Indianapolis

Carmel Mayor's Carjacking Outcry Spurs Donut County Crime Summit

AI Assisted Icon
Published on June 05, 2026
Carmel Mayor's Carjacking Outcry Spurs Donut County Crime SummitSource: Carmel Police Department

A violent late May carjacking in Carmel has done more than rattle neighbors at a quiet gas station. It has pushed Carmel Mayor Sue Finkam into the center of a rare regional showdown over crime, repeat offenders and who is actually keeping whom safe in Central Indiana.

Her very public callout after the incident has prompted plans for Central Indiana mayors to meet and talk regional public safety, putting mayors, prosecutors and police brass from multiple counties at the same table. The focus, officials insist, will be coordination rather than finger-pointing, although some prosecutors are already firing back.

As reported by the Indianapolis Business Journal, the convening grew out of Finkam’s push for regional leaders to address what she describes as a growing issue of repeat offenders cycling through neighboring jurisdictions. The IBJ framed the move as a regional response sparked by a high-profile Carmel arrest and an unusually outspoken mayor.

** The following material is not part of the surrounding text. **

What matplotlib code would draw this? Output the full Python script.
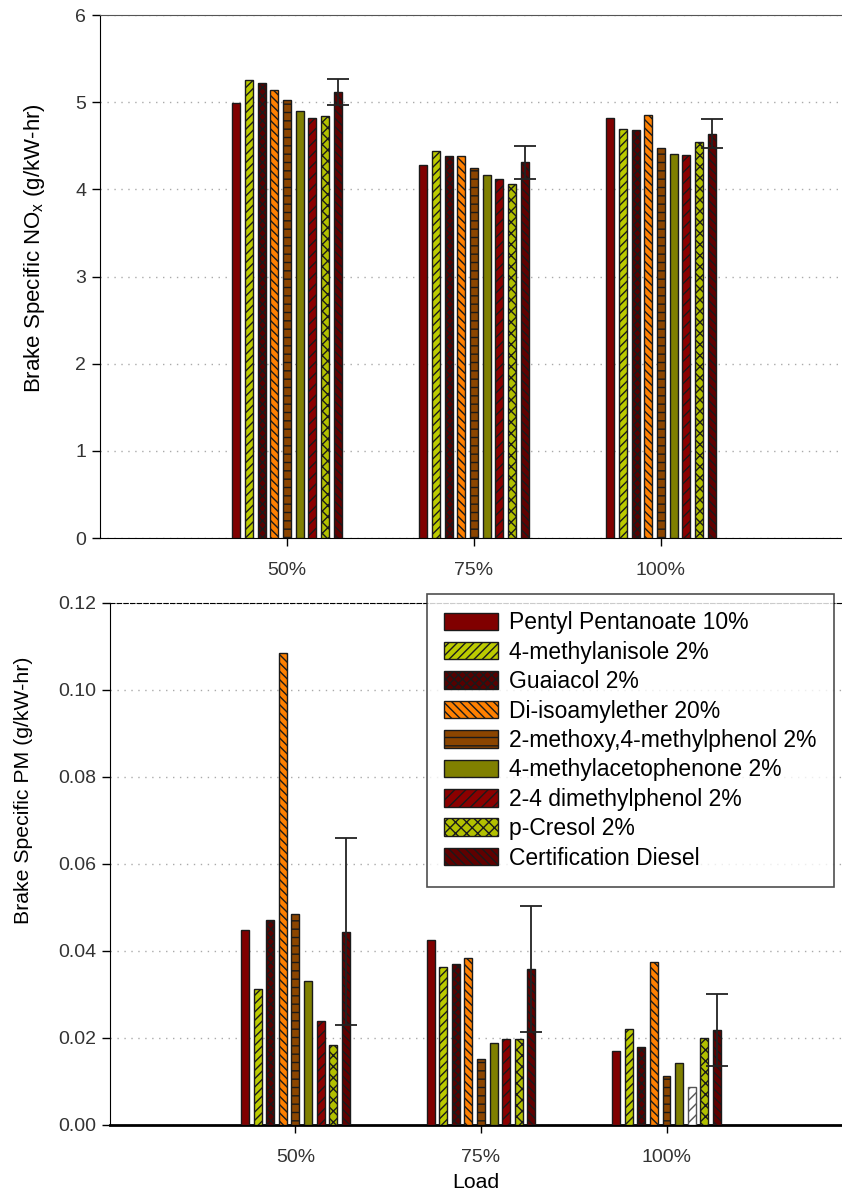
import numpy as np
import matplotlib
matplotlib.use('Agg')
import matplotlib.pyplot as plt
from matplotlib.patches import Patch

plt.rcParams['font.family'] = ['Liberation Sans', 'DejaVu Sans']
plt.rcParams['hatch.linewidth'] = 1.0

LOADS = ['50%', '75%', '100%']
FUELS = ['Pentyl Pentanoate 10%', '4-methylanisole 2%', 'Guaiacol 2%',
         'Di-isoamylether 20%', '2-methoxy,4-methylphenol 2%',
         '4-methylacetophenone 2%', '2-4 dimethylphenol 2%', 'p-Cresol 2%',
         'Certification Diesel']

# NOx (g/kW-hr), one list per load, one entry per fuel
NOX_50 = [4.99, 5.25, 5.22, 5.14, 5.02, 4.90, 4.82, 4.84, 5.12]
NOX_75 = [4.28, 4.44, 4.38, 4.38, 4.24, 4.16, 4.12, 4.06, 4.31]
NOX_100 = [4.82, 4.69, 4.68, 4.85, 4.47, 4.41, 4.39, 4.54, 4.64]
NOX_ERR = [0.15, 0.19, 0.17]   # Certification Diesel only

# PM (g/kW-hr)
PM_50 = [0.0448, 0.0312, 0.0471, 0.1084, 0.0484, 0.0332, 0.0240, 0.0185, 0.0444]
PM_75 = [0.0425, 0.0364, 0.0370, 0.0383, 0.0152, 0.0188, 0.0198, 0.0198, 0.0358]
PM_100 = [0.0169, 0.0221, 0.0179, 0.0375, 0.0113, 0.0142, 0.0087, 0.0201, 0.0218]
PM_ERR = [0.0215, 0.0145, 0.0083]

FACE = ['#800000', '#bccb00', '#580000', '#ff8000', '#8b4500',
        '#808000', '#8b0000', '#b2c000', '#600000']
HATCH = [None, '////', 'xxxx', '\\\\\\\\', '--', None, '///', 'xxx', '\\\\\\\\']
EDGE = '#1a1a1a'

PITCH = 0.068
WIDTH = 0.043


def draw_bars(ax, rows, errs, white_cells=()):
    x = np.arange(1, len(LOADS) + 1)
    n = len(FUELS)
    for i in range(n):
        xs = x + (i - (n - 1) / 2) * PITCH
        vals = [r[i] for r in rows]
        for j, (xx, v) in enumerate(zip(xs, vals)):
            fc = FACE[i]
            ec = EDGE
            if (j, i) in white_cells:
                fc, ec = 'white', '#555555'
            ax.bar(xx, v, WIDTH, color=fc, edgecolor=ec, hatch=HATCH[i],
                   linewidth=1.0, zorder=3)
        if i == n - 1:
            ax.errorbar(xs, vals, yerr=errs, fmt='none', ecolor='#222222',
                        elinewidth=1.3, capsize=8, capthick=1.3, zorder=4)


def style_axes(ax):
    ax.spines['right'].set_visible(False)
    ax.tick_params(axis='y', direction='out', length=6, width=1,
                   labelsize=14, labelcolor='#333333', pad=4)
    ax.tick_params(axis='x', direction='out', length=6, width=1,
                   labelsize=14, labelcolor='#333333', pad=11)
    ax.set_xticks(np.arange(1, len(LOADS) + 1))
    ax.set_xticklabels(LOADS)
    ax.yaxis.grid(True, linestyle=(0, (1, 4)), color='#aaaaaa', linewidth=1.0)
    ax.set_axisbelow(True)


fig = plt.figure(figsize=(8.42, 11.93), dpi=100)

# top: NOx
ax1 = fig.add_axes([0.1188, 0.549, 0.8812, 0.4384])
draw_bars(ax1, [NOX_50, NOX_75, NOX_100], NOX_ERR)
style_axes(ax1)
ax1.set_xlim(0, 3.968)
ax1.set_ylim(0, 6)
ax1.set_yticks(range(0, 7))
ax1.spines['top'].set_color('#555555')
ax1.set_ylabel('Brake Specific NO$_\\mathregular{x}$ (g/kW-hr)', fontsize=16)
ax1.yaxis.set_label_coords(-0.071, 0.554)

# bottom: PM
ax2 = fig.add_axes([0.1306, 0.0570, 0.8694, 0.4376])
draw_bars(ax2, [PM_50, PM_75, PM_100], PM_ERR, white_cells=[(2, 6)])
style_axes(ax2)
ax2.set_xlim(0, 3.946)
ax2.set_ylim(0, 0.12)
ax2.set_yticks(np.arange(0, 0.121, 0.02))
ax2.set_yticklabels([f'{v:.2f}' for v in np.arange(0, 0.121, 0.02)])
ax2.spines['top'].set_linestyle((0, (4, 2)))
ax2.spines['bottom'].set_linewidth(2.0)
ax2.set_ylabel('Brake Specific PM (g/kW-hr)', fontsize=15.3)
ax2.yaxis.set_label_coords(-0.105, 0.642)
ax2.set_xlabel('Load', fontsize=15.3, labelpad=5)

handles = [Patch(facecolor=FACE[i], edgecolor=EDGE, hatch=HATCH[i], label=FUELS[i])
           for i in range(len(FUELS))]
leg = ax2.legend(handles=handles, loc='upper left', bbox_to_anchor=(0.433, 1.017),
                 fontsize=16.5, frameon=True, fancybox=False, handlelength=2.35,
                 handleheight=0.8, labelspacing=0.28, borderpad=0.75,
                 handletextpad=0.5, borderaxespad=0)
leg.get_frame().set_edgecolor('#222222')
leg.get_frame().set_linewidth(1.2)
leg.set_zorder(10)

fig.savefig('out.png', dpi=100)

last Thursday, Finkam took to X to spotlight a recent Carmel arrest and argue that “our residents deserve to be safe,” while calling for a regional roundtable of mayors to dig into outcomes and accountability, YouAreCurrent reports. She told the outlet she had already reached out to Indianapolis Mayor Joe Hogsett to launch those conversations about shared responsibility.

The immediate spark was an incident last Tuesday at a GetGo on Illinois Street in Carmel. Prosecutors say a suspect carjacked a vehicle and seriously injured the owner. Jail and court records show Manuel Cary Ettress now faces roughly 26 charges in Hamilton County, including robbery resulting in serious bodily injury and kidnapping while hijacking a vehicle, according to Hamilton County.

The regional politics got hotter when Marion County Prosecutor Ryan Mears publicly pushed back. He told local television that Finkam was “looking to score political points” and questioned why Marion County was being singled out, YouAreCurrent reported. Finkam, for her part, has framed the dispute as a matter of outcomes, noting that more than 40% of inmates in the Hamilton County jail are Marion County residents and that over 57% of people arrested in Carmel come from Marion County.

What Mayors Could Tackle

Officials say the planned meeting will likely dig into practical fixes like better cross-county data sharing, coordinated charging and booking notifications, and ways to align prevention and reentry resources so offenders are not lost in the shuffle as they move across county lines.

The conversation could unfold at or alongside regional forums where mayors already congregate, such as the Indy Chamber’s Meet the Mayors events, which the chamber promotes as a regular venue for mayoral panels and networking, Indy Chamber notes.

Organizers have not released a detailed agenda or timeline for the convening. What is clear is that suburban leaders are pressing for regional answers as the politics of crime spill across county borders. The open question now is whether this high-profile gathering delivers concrete cross-jurisdictional commitments or simply deepens an already tense debate over prosecutorial discretion, judicial decisions and shared responsibility for public safety.